Aim of the exercise: All lines featuring the string "seaborn" are to be listed.

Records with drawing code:
##########
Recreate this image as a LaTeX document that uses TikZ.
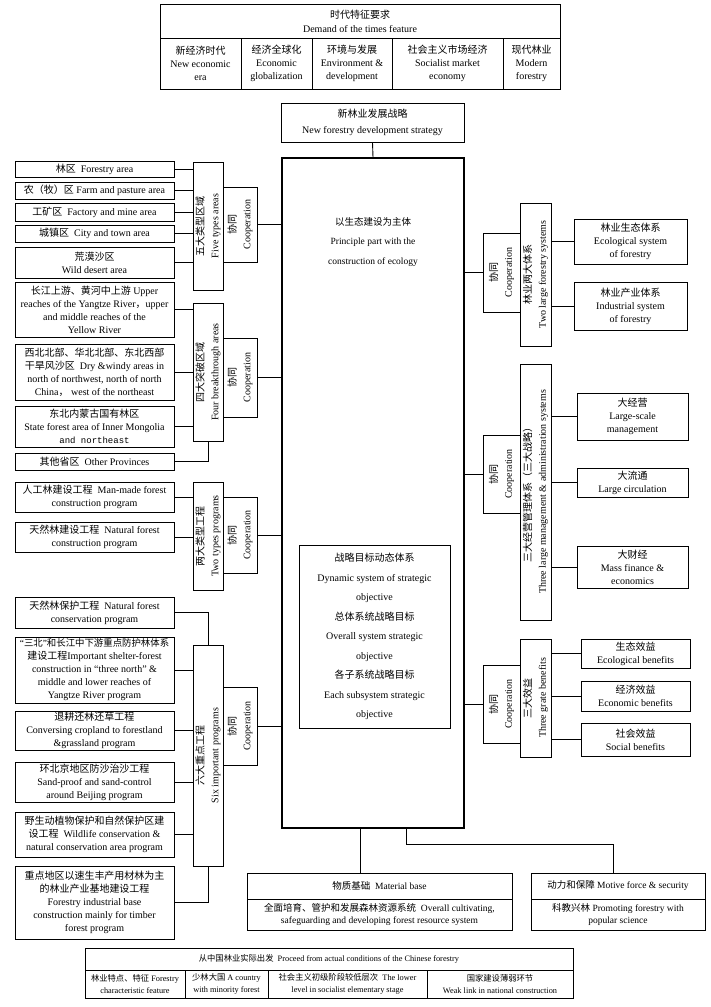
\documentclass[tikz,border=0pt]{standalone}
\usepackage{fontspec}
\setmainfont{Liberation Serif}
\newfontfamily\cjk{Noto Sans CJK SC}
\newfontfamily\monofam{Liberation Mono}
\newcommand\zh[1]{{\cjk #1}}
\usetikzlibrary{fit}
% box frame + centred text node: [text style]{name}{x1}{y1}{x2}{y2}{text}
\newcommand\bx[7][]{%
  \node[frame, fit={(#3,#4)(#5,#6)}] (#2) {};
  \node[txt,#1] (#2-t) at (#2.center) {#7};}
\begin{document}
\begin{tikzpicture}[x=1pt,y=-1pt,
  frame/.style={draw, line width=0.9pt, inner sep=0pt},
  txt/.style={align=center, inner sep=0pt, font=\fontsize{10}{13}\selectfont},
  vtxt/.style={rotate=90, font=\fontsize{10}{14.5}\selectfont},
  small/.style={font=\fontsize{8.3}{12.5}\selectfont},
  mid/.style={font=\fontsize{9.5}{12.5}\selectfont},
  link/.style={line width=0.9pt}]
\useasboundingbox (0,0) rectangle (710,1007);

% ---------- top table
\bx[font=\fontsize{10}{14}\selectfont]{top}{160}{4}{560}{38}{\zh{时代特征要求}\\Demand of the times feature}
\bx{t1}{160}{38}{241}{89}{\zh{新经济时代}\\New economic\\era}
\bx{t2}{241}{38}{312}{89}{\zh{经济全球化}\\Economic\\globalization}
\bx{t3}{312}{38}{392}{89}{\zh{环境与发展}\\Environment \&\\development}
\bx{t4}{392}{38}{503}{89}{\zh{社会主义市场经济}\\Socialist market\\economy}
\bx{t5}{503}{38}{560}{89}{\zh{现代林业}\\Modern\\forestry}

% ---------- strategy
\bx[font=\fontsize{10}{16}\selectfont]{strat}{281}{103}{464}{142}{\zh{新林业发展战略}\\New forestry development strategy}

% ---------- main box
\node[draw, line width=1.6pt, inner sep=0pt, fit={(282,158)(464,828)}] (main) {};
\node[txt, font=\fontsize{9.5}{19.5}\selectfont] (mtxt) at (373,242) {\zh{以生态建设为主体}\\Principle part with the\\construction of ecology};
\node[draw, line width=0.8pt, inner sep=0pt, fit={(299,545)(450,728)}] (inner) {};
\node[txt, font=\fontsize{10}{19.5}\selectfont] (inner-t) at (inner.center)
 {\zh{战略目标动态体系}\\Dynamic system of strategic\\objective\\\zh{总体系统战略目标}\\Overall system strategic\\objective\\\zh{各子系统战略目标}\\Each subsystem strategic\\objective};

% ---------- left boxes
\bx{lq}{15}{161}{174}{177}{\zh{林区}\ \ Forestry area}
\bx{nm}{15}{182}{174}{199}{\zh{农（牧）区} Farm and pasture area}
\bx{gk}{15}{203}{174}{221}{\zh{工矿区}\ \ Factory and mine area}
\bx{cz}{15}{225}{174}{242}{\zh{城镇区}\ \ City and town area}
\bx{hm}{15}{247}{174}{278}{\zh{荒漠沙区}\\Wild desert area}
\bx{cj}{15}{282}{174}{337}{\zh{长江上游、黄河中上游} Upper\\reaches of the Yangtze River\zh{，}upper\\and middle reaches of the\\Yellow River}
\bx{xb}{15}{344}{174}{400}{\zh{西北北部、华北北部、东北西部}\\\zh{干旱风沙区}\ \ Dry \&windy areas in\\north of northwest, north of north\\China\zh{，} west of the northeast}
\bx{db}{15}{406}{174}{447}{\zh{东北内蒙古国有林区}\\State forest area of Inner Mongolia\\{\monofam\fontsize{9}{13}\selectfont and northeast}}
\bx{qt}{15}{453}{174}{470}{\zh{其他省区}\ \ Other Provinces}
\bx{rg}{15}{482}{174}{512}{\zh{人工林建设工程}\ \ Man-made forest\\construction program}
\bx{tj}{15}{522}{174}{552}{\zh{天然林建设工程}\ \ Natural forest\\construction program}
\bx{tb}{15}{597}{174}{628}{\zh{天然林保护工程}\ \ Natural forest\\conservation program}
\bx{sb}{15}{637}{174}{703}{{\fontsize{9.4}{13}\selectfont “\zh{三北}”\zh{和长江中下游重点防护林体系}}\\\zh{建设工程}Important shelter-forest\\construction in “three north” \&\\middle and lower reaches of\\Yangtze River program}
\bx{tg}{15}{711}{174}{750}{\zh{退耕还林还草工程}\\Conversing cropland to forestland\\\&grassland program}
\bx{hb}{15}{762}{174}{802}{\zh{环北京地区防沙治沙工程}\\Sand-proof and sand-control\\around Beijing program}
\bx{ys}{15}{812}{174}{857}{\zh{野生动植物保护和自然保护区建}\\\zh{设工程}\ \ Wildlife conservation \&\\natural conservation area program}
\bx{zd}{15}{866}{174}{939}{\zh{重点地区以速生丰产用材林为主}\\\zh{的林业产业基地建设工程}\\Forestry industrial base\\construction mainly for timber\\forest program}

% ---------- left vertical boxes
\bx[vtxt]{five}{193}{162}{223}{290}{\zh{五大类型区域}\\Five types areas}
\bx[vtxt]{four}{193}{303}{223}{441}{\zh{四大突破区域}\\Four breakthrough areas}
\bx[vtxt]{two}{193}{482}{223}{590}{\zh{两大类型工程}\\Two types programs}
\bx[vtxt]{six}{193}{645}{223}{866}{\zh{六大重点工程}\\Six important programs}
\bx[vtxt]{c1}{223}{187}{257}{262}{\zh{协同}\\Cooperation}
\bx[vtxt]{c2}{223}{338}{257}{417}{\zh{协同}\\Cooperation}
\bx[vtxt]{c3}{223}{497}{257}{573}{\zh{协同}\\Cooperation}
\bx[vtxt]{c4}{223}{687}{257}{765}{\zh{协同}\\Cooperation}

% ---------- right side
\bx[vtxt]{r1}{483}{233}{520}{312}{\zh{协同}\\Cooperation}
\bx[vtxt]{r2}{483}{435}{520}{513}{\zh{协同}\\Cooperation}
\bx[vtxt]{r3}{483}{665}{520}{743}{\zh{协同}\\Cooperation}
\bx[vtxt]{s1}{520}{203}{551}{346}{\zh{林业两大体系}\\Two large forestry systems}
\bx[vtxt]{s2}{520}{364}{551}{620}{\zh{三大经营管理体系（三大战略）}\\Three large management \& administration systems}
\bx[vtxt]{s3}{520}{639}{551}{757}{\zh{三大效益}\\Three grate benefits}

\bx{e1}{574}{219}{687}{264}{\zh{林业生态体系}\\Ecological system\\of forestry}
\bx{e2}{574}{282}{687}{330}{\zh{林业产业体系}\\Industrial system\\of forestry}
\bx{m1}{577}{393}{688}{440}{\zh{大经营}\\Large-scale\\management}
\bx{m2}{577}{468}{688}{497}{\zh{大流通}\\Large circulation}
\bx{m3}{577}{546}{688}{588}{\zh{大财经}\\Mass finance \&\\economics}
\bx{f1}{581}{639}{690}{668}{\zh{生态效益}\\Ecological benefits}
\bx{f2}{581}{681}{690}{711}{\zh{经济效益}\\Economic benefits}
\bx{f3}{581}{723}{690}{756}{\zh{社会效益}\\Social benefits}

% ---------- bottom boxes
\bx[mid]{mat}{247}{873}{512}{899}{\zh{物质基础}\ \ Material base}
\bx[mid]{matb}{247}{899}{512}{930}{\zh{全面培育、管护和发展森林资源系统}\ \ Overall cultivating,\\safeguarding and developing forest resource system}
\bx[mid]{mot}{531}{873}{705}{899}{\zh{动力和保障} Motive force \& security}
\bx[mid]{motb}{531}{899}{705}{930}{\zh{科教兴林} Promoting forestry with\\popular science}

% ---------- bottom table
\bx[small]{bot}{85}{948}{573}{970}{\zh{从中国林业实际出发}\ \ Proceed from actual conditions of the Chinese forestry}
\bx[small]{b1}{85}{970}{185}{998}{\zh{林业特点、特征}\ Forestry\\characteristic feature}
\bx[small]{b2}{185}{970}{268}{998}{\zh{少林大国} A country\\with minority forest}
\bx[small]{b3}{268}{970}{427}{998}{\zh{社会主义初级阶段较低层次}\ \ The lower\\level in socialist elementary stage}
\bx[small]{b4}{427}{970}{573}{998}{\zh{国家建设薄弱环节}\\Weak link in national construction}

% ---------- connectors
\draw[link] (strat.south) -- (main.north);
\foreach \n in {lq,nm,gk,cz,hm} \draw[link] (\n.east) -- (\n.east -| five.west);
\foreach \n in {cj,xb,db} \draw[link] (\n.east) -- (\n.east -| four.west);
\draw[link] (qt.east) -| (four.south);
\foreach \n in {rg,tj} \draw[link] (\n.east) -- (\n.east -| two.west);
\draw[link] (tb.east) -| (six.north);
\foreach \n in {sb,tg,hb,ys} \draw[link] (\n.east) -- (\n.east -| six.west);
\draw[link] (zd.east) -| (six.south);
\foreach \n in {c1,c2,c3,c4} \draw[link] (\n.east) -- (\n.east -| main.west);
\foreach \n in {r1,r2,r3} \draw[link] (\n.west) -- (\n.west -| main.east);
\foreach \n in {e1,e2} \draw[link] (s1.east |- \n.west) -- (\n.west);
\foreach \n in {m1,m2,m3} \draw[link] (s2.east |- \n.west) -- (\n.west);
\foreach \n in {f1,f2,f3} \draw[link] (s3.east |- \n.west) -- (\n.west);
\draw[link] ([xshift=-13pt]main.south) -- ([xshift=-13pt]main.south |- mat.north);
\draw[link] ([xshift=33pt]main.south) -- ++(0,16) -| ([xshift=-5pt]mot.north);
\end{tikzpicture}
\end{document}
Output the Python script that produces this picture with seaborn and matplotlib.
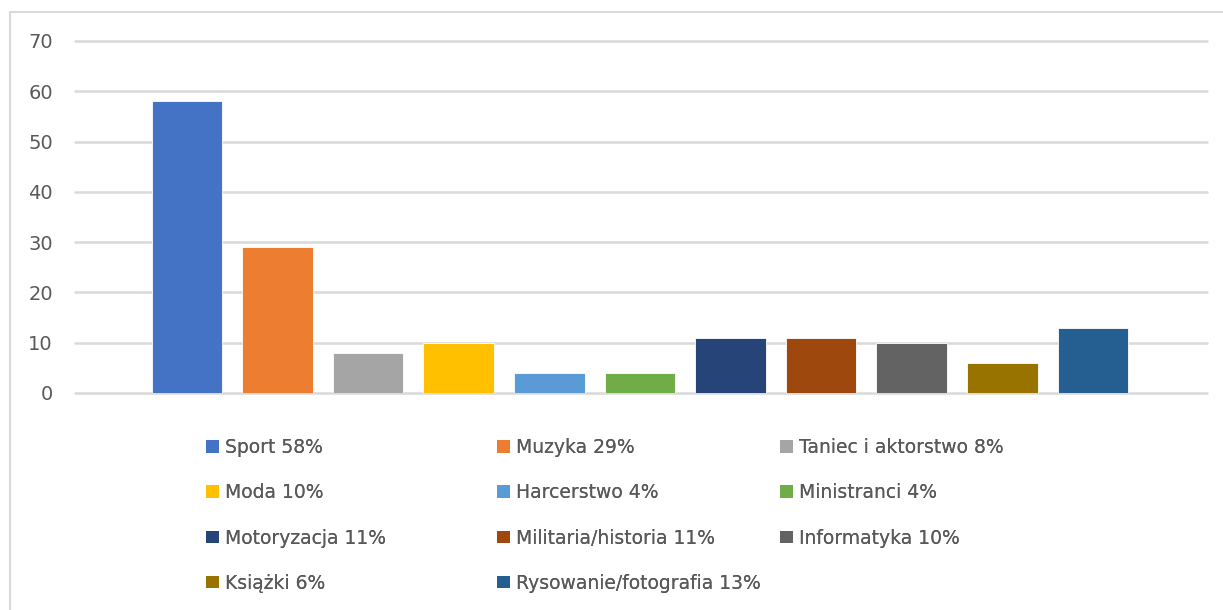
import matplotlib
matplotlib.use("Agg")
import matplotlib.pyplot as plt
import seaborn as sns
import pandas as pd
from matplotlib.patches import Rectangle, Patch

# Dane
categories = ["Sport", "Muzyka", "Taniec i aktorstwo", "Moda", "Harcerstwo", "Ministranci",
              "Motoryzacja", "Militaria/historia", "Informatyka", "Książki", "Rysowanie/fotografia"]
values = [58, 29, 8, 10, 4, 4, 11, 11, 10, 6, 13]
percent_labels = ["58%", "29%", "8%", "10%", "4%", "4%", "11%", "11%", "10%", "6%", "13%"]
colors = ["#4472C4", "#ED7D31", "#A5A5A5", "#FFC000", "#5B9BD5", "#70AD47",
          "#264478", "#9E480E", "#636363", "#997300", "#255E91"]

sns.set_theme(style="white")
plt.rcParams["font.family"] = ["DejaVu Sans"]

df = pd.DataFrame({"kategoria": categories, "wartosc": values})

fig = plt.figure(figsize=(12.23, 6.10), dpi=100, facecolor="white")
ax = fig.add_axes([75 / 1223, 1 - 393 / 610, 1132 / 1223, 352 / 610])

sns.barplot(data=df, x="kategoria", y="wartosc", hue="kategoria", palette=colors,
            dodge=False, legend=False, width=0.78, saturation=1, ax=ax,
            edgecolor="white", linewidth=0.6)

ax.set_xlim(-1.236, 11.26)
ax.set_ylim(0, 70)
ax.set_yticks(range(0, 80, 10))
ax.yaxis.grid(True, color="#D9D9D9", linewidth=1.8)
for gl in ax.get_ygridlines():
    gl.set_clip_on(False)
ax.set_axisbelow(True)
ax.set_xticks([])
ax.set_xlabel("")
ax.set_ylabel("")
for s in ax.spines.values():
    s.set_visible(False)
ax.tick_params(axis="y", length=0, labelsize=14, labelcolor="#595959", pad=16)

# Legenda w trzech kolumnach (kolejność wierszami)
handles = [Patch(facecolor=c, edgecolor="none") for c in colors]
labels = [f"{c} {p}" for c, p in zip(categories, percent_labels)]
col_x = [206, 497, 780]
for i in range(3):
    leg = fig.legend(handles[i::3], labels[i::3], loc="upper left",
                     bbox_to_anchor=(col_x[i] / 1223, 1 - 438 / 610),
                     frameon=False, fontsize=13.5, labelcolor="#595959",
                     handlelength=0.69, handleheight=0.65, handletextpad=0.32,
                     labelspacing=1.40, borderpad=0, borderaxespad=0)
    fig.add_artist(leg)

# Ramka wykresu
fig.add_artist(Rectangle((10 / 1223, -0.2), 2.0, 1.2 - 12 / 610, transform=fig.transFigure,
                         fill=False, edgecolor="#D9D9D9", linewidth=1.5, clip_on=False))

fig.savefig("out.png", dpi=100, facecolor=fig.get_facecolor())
##########
Solution for this task:
Output the Python script that produces this picture with seaborn and matplotlib.
import seaborn as sns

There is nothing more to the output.